In terms of mobile device usage, 60% said they use Apple iPhones or iPads, and another 18% use Androids.  12% use Blackberries and 1% use Windows phones.  The remaining respondents use other devices such as the Nokia Symbian.

Not surprisingly, up-to-date information about time tables was first in both the suggestion- and ranking-portions of the survey.  Not-so-predictably, however, was how high library services ranked.  In the free-suggestion part of the survey, library services were the second-most frequently requested feature for the app (tied with information about school news and events).  In the ranking part of the survey, 4 of the top 10 features prioritised by students were aspects of library services.  Wow.
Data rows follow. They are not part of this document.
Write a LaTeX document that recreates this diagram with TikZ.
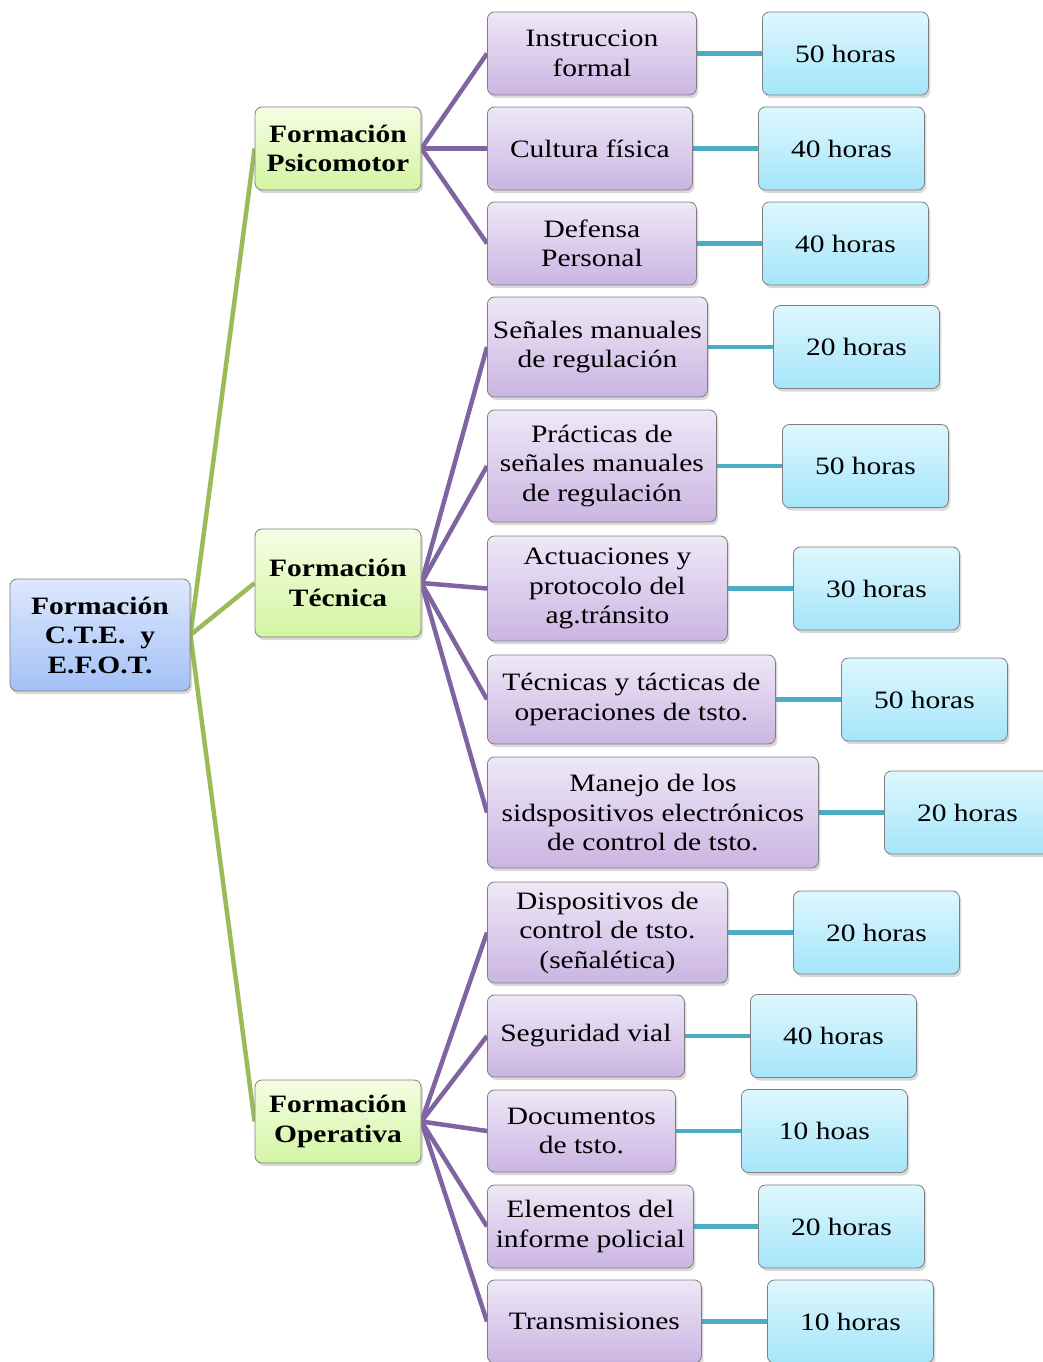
\documentclass[tikz,border=0pt]{standalone}
\usepackage{fontspec}
\setmainfont{Liberation Serif}[FakeStretch=1.18]
\usetikzlibrary{shadows,backgrounds}
\definecolor{purT}{HTML}{EEE8F7}
\definecolor{purB}{HTML}{CBB4E2}
\definecolor{cyaT}{HTML}{DEF7FE}
\definecolor{cyaB}{HTML}{A5E5FA}
\definecolor{grnT}{HTML}{F5FDE3}
\definecolor{grnB}{HTML}{D3F5A3}
\definecolor{bluT}{HTML}{DEE8FC}
\definecolor{bluB}{HTML}{A3C1F7}
\definecolor{grnL}{HTML}{9BBB59}
\definecolor{purL}{HTML}{8064A2}
\definecolor{cyaL}{HTML}{4BACC6}
\definecolor{brd}{HTML}{7F7F7F}
\tikzset{
  box/.style={rectangle, rounded corners=7pt, draw=brd, line width=0.8pt, align=center,
    inner sep=0pt, minimum height=83pt,
    drop shadow={opacity=0.3, shadow xshift=2pt, shadow yshift=-3pt},
    font=\fontsize{25}{29.5}\selectfont},
  rootbox/.style={box, top color=bluT, bottom color=bluB, font=\fontsize{25}{29.5}\selectfont\bfseries},
  lvlone/.style={box, top color=grnT, bottom color=grnB, minimum width=166pt, font=\fontsize{25}{29.5}\selectfont\bfseries},
  topic/.style={box, top color=purT, bottom color=purB, anchor=west},
  hours/.style={box, top color=cyaT, bottom color=cyaB, anchor=west, minimum width=166pt},
  gline/.style={draw=grnL, line width=4.5pt},
  pline/.style={draw=purL, line width=4.5pt},
  cline/.style={draw=cyaL, line width=4.5pt},
}
\begin{document}
\begin{tikzpicture}[x=1pt,y=1pt]
\useasboundingbox (0,0) rectangle (1043,-1362);
\node[rootbox, minimum width=180pt, minimum height=112pt] (root) at (100,-635) {Formación\\C.T.E.~~y\\E.F.O.T.};
\node[lvlone] (psi) at (338,-148.5) {Formación\\Psicomotor};
\node[lvlone, minimum height=108pt] (tec) at (338,-583) {Formación\\Técnica};
\node[lvlone] (ope) at (338,-1121.5) {Formación\\Operativa};

\node[topic, minimum width=209pt] (p1) at (487,-53.5) {Instruccion\\formal};
\node[topic, minimum width=205pt] (p2) at (487,-148.5) {Cultura física};
\node[topic, minimum width=209pt] (p3) at (487,-243.5) {Defensa\\Personal};
\node[topic, minimum width=220pt, minimum height=100pt] (p4) at (487,-347) {Señales manuales\\de regulación};
\node[topic, minimum width=229pt, minimum height=112pt] (p5) at (487,-466) {Prácticas de\\señales manuales\\de regulación};
\node[topic, minimum width=240pt, minimum height=105pt] (p6) at (487,-588.5) {Actuaciones y\\protocolo del\\ag.tránsito};
\node[topic, minimum width=288pt, minimum height=89pt] (p7) at (487,-699.5) {Técnicas y tácticas de\\operaciones de tsto.};
\node[topic, minimum width=331pt, minimum height=111pt] (p8) at (487,-812.5) {Manejo de los\\sidspositivos electrónicos\\de control de tsto.};
\node[topic, minimum width=240pt, minimum height=101pt] (p9) at (487,-932.5) {Dispositivos de\\control de tsto.\\(señalética)};
\node[topic, minimum width=197pt, minimum height=82pt] (p10) at (487,-1036) {Seguridad vial};
\node[topic, minimum width=188pt, minimum height=82pt] (p11) at (487,-1131) {Documentos\\de tsto.};
\node[topic, minimum width=206pt] (p12) at (487,-1226.5) {Elementos del\\informe policial};
\node[topic, minimum width=214pt] (p13) at (487,-1321.5) {Transmisiones};

\node[hours] (h1) at (762,-53.5) {50 horas};
\node[hours] (h2) at (758,-148.5) {40 horas};
\node[hours] (h3) at (762,-243.5) {40 horas};
\node[hours] (h4) at (773,-347) {20 horas};
\node[hours] (h5) at (782,-466) {50 horas};
\node[hours] (h6) at (793,-588.5) {30 horas};
\node[hours] (h7) at (841,-699.5) {50 horas};
\node[hours] (h8) at (884,-812.5) {20 horas};
\node[hours] (h9) at (793,-932.5) {20 horas};
\node[hours] (h10) at (750,-1036) {40 horas};
\node[hours] (h11) at (741,-1131) {10 hoas};
\node[hours] (h12) at (758,-1226.5) {20 horas};
\node[hours] (h13) at (767,-1321.5) {10 horas};

\begin{scope}[on background layer]
\foreach \t in {psi,tec,ope} \draw[gline] (root.east) -- (\t.west);
\foreach \p in {p1,p2,p3} \draw[pline] (psi.east) -- (\p.west);
\foreach \p in {p4,p5,p6,p7,p8} \draw[pline] (tec.east) -- (\p.west);
\foreach \p in {p9,p10,p11,p12,p13} \draw[pline] (ope.east) -- (\p.west);
\foreach \i in {1,...,13} \draw[cline] (p\i.east) -- (h\i.west);
\end{scope}
\end{tikzpicture}
\end{document}
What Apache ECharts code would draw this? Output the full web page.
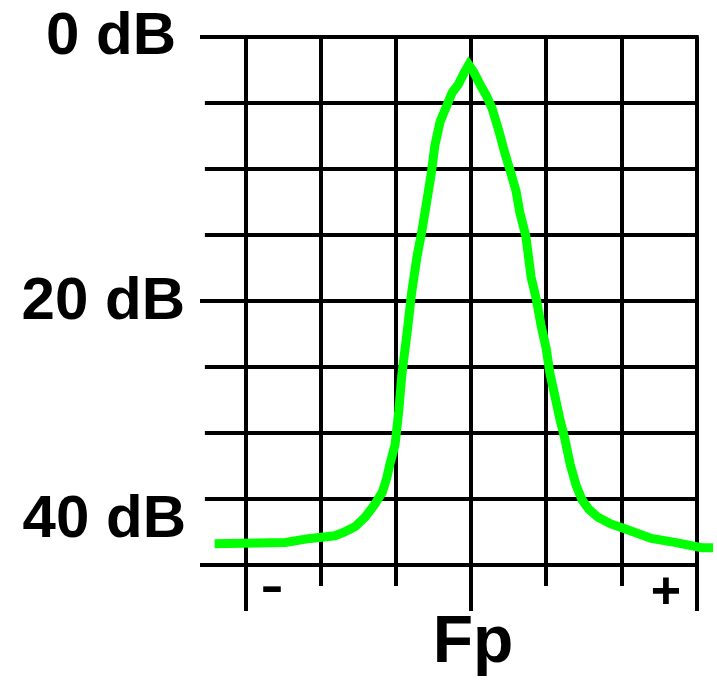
<!DOCTYPE html>
<html>
<head>
<meta charset="utf-8">
<script src="https://cdn.jsdelivr.net/npm/echarts@6/dist/echarts.min.js"></script>
<style>
  html, body { margin: 0; padding: 0; background: #fff; }
  #chart { width: 717px; height: 686px; }
</style>
</head>
<body>
<div id="chart"></div>
<script>
// frequency offset from Fp, in grid divisions
const OFFSETS = [
  -3.41, -2.47, -2.14, -1.81, -1.68, -1.54, -1.41, -1.29, -1.18, -1.12,
  -1.08, -1.01, -0.96, -0.92, -0.85, -0.79, -0.72, -0.65, -0.59, -0.53,
  -0.48, -0.41, -0.33, -0.25, -0.17, -0.09, -0.03, 0.04, 0.13, 0.21,
  0.28, 0.37, 0.45, 0.52, 0.60, 0.65, 0.73, 0.80, 0.87, 0.93,
  1.00, 1.05, 1.12, 1.18, 1.25, 1.32, 1.40, 1.48, 1.57, 1.69,
  1.86, 2.01, 2.21, 2.40, 2.71, 3.07, 3.22
]
// attenuation in dB
const ATTEN = [
  38.4, 38.3, 38.0, 37.8, 37.5, 37.1, 36.4, 35.5, 34.5, 33.4,
  32.4, 30.9, 28.3, 25.6, 22.4, 19.4, 16.7, 14.6, 12.5, 10.4,
  8.2, 6.4, 5.3, 4.2, 3.6, 2.7, 2.1, 2.7, 3.7, 4.5,
  5.4, 7.1, 8.8, 10.1, 11.7, 13.3, 15.1, 18.2, 19.9, 21.8,
  23.6, 25.5, 27.3, 28.9, 30.5, 32.4, 34.0, 35.1, 35.8, 36.4,
  36.9, 37.2, 37.6, 38.0, 38.3, 38.7, 38.7
]

const DB_LINES = [0, 5, 10, 15, 20, 25, 30, 35, 40]
const MAJOR_DB = [0, 20, 40]
const DIVISIONS = [-3, -2, -1, 0, 1, 2, 3]
const LONG_DIVISIONS = [-3, 0, 3]
const DB_LABELS = ['0 dB', '20 dB', '40 dB']
const X_LABEL = 'Fp'
const SIDE_LABELS = ['-', '+']

const X_MIN = -3.605
const X_MAX = 3.246
const Y_MAX = 43.5

const gridLines = []
DB_LINES.forEach(function (db) {
  const start = MAJOR_DB.indexOf(db) >= 0 ? X_MIN : -3.54
  gridLines.push({ coords: [[start, db], [3.03, db]] })
})
DIVISIONS.forEach(function (d) {
  const end = LONG_DIVISIONS.indexOf(d) >= 0 ? Y_MAX : 41.6
  gridLines.push({ coords: [[d, 0], [d, end]] })
})

const curve = OFFSETS.map(function (x, i) { return [x, ATTEN[i]] })

const font = '"Liberation Sans", Arial, sans-serif'

function label(text, x, y, size, align, weight) {
  return {
    type: 'text', x: x, y: y,
    style: {
      text: text,
      font: (weight || 'bold') + ' ' + size + 'px ' + font,
      fill: '#000',
      textAlign: align,
      textVerticalAlign: 'middle'
    }
  }
}

const myChart = echarts.init(document.getElementById('chart'))
const option = {
  backgroundColor: '#ffffff',
  animation: false,
  grid: { left: 200, top: 37, width: 515, height: 574 },
  xAxis: {
    type: 'value', min: X_MIN, max: X_MAX,
    axisLine: { show: false }, axisTick: { show: false },
    axisLabel: { show: false }, splitLine: { show: false }
  },
  yAxis: {
    type: 'value', min: 0, max: Y_MAX, inverse: true,
    axisLine: { show: false }, axisTick: { show: false },
    axisLabel: { show: false }, splitLine: { show: false }
  },
  series: [
    {
      type: 'lines',
      coordinateSystem: 'cartesian2d',
      silent: true,
      z: 1,
      lineStyle: { color: '#000', width: 4, opacity: 1 },
      data: gridLines
    },
    {
      type: 'line',
      z: 5,
      clip: false,
      symbol: 'none',
      lineStyle: { color: '#00ff00', width: 9, join: 'miter' },
      data: curve
    }
  ],
  graphic: [
    label(DB_LABELS[0], 176, 37, 60, 'right'),
    label(DB_LABELS[1], 185, 302, 60, 'right'),
    label(DB_LABELS[2], 186, 520, 60, 'right'),
    label(X_LABEL, 473, 644, 66, 'center'),
    label(SIDE_LABELS[0], 272, 588, 72, 'center', 'normal'),
    label(SIDE_LABELS[1], 666, 594, 52, 'center')
  ]
}
myChart.setOption(option)
</script>
</body>
</html>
What library services did students ask for?  The top requests were the ability to

  • Access ebooks the library offers, especially those on reading lists
  • Access mobile-friendly research databases
  • Request and renew books
  • Ask a librarian a question

We at Information & Library Services were pleased (ok, chuffed!) with the results, not least because they showed the school that we are not an antiquated little department, quietly guarding our dusty collection of books (which is how we seem to be perceived by some parts of the school).  The students clearly said that along with other crucial information they regularly need, library services were an absolute necessity for their success as students.

So what now?

We are now working intently to have a version of the app ready for the new students in September 2012.  We are proud that the first release will feature library services so prominently.  It feels like a nice reward for all of the outreach, marketing and good public service we’ve done over the past years.  The students very clearly value our resources.